Event
Weekly OSI Lab Seminar
Short summary
In this seminar, I will talk about the paper “Improved Sample Complexity for Reward-free Reinforcement Learning under Low-rank MDPs” (Cheng et al., ICLR 2023).
Abstract
(taken directly from the paper)
In reward-free reinforcement learning (RL), an agent explores the environment first without any reward information, in order to achieve certain learning goals afterwards for any given reward. In this paper we focus on reward-free RL under low-rank MDP models, in which both the representation and linear weight vectors are unknown. Although various algorithms have been proposed for reward-free low-rank MDPs, the corresponding sample complexity is still far from being satisfactory. In this work, we first provide the first known sample complexity lower bound that holds for any algorithm under low-rank MDPs. This lower bound implies it is strictly harder to find a near-optimal policy under low-rank MDPs than under linear MDPs. We then propose a novel model-based algorithm, coined RAFFLE, and show it can both find an epsilon-optimal policy and achieve an epsilon-accurate system identification via reward-free exploration, with a sample complexity significantly improving the previous results.

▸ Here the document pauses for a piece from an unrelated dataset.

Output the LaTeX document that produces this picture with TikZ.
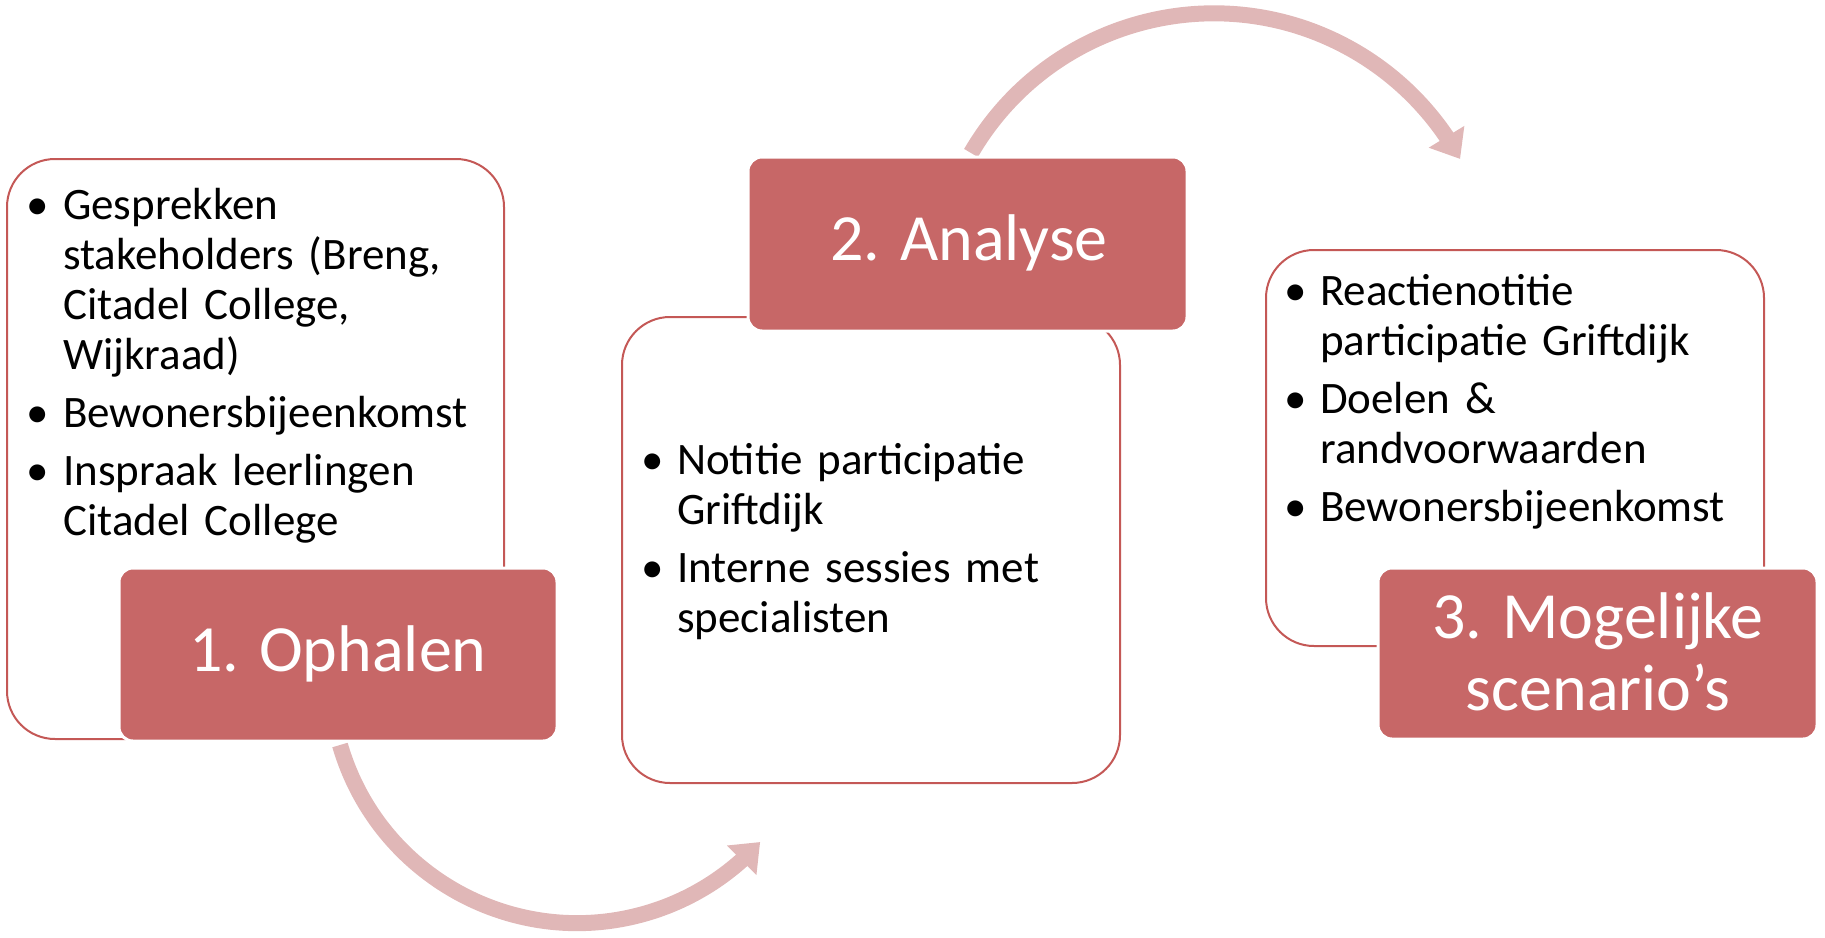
\documentclass[tikz,border=0pt]{standalone}
\usepackage{fontspec}
\setmainfont{Carlito}
\usetikzlibrary{arrows.meta,bending}
\definecolor{boxred}{RGB}{199,103,103}
\definecolor{edgered}{RGB}{196,88,86}
\definecolor{arrowpink}{RGB}{224,183,183}
\newcommand{\bitem}[1]{\par\hangindent=25pt\hangafter=1\noindent\makebox[25pt][l]{\makebox[0pt][c]{\textbullet}}#1\par}
\newcommand{\bgap}{\vskip 8pt}
\newcommand{\listfont}{\fontsize{45}{50}\selectfont\raggedright\spaceskip=0.16em plus 0.05em minus 0pt\relax}
\begin{document}
\begin{tikzpicture}[x=1pt,y=-1pt,
  outlinebox/.style={draw=edgered, line width=2pt, fill=white, rounded corners=48pt},
  labelbox/.style={draw=white, line width=3pt, fill=boxred, rounded corners=14pt},
  labeltext/.style={text=white, align=center, font=\fontsize{66}{72}\selectfont, inner sep=0pt},
  listtext/.style={anchor=north west, inner sep=0pt, text width=480pt, font=\listfont},
  cyclearrow/.style={draw=arrowpink, line width=16pt, -{Triangle[length=26pt,width=40pt,flex]}}
]
\useasboundingbox (0,0) rectangle (1825,937);

% arrows
\coordinate (a1s) at (340,745);
\coordinate (a2s) at (971,153);
\draw[cyclearrow] (a1s) arc[start angle=163.8, end angle=42.2, radius=247];
\draw[cyclearrow] (a2s) arc[start angle=-149.8, end angle=-28.8, radius=281];

% outline boxes
\draw[outlinebox] (7,159) rectangle (504,739);
\draw[outlinebox] (622,317) rectangle (1120,783);
\draw[outlinebox] (1266,250) rectangle (1764,646);

% label boxes
\path[labelbox] (119,568) rectangle (557,741);
\path[labelbox] (748,157) rectangle (1187,331);
\path[labelbox] (1378,568) rectangle (1817,739);

\node[labeltext] (l1) at (338,654) {1. Ophalen};
\node[labeltext] (l2) at (969,243) {2. Analyse};
\node[labeltext] (l3) at (1598,652) {3. Mogelijke\\scenario’s};

% lists
\node[listtext] (t1) at (38,169) {%
\bitem{Gesprekken\newline stakeholders (Breng,\newline Citadel College,\newline Wijkraad)}\bgap
\bitem{Bewonersbijeenkomst}\bgap
\bitem{Inspraak leerlingen\newline Citadel College}};

\node[listtext] (t2) at (652,424) {%
\bitem{Notitie participatie\newline Griftdijk}\bgap
\bitem{Interne sessies met\newline specialisten}};

\node[listtext] (t3) at (1295,255) {%
\bitem{Reactienotitie\newline participatie Griftdijk}\bgap
\bitem{Doelen \&\newline randvoorwaarden}\bgap
\bitem{Bewonersbijeenkomst}};
\end{tikzpicture}
\end{document}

Such a sample complexity matches our lower bound in the dependence on epsilon, as well as on K (in the large d regime), where d and K respectively denote the representation dimension and action space cardinality. Finally, we provide a planning algorithm (without further interaction with true environment) for RAFFLE to learn a near-accurate representation, which is the first known representation learning guarantee under the same setting.
Papers
Papers discussed in the seminar:
- Main: Yuan Cheng, Ruiquan Huang, Jing Yang, and Yingbin Liang. Improved Sample Complexity for Reward-free Reinforcement Learning under Low-rank MDPs. In ICLR 2023.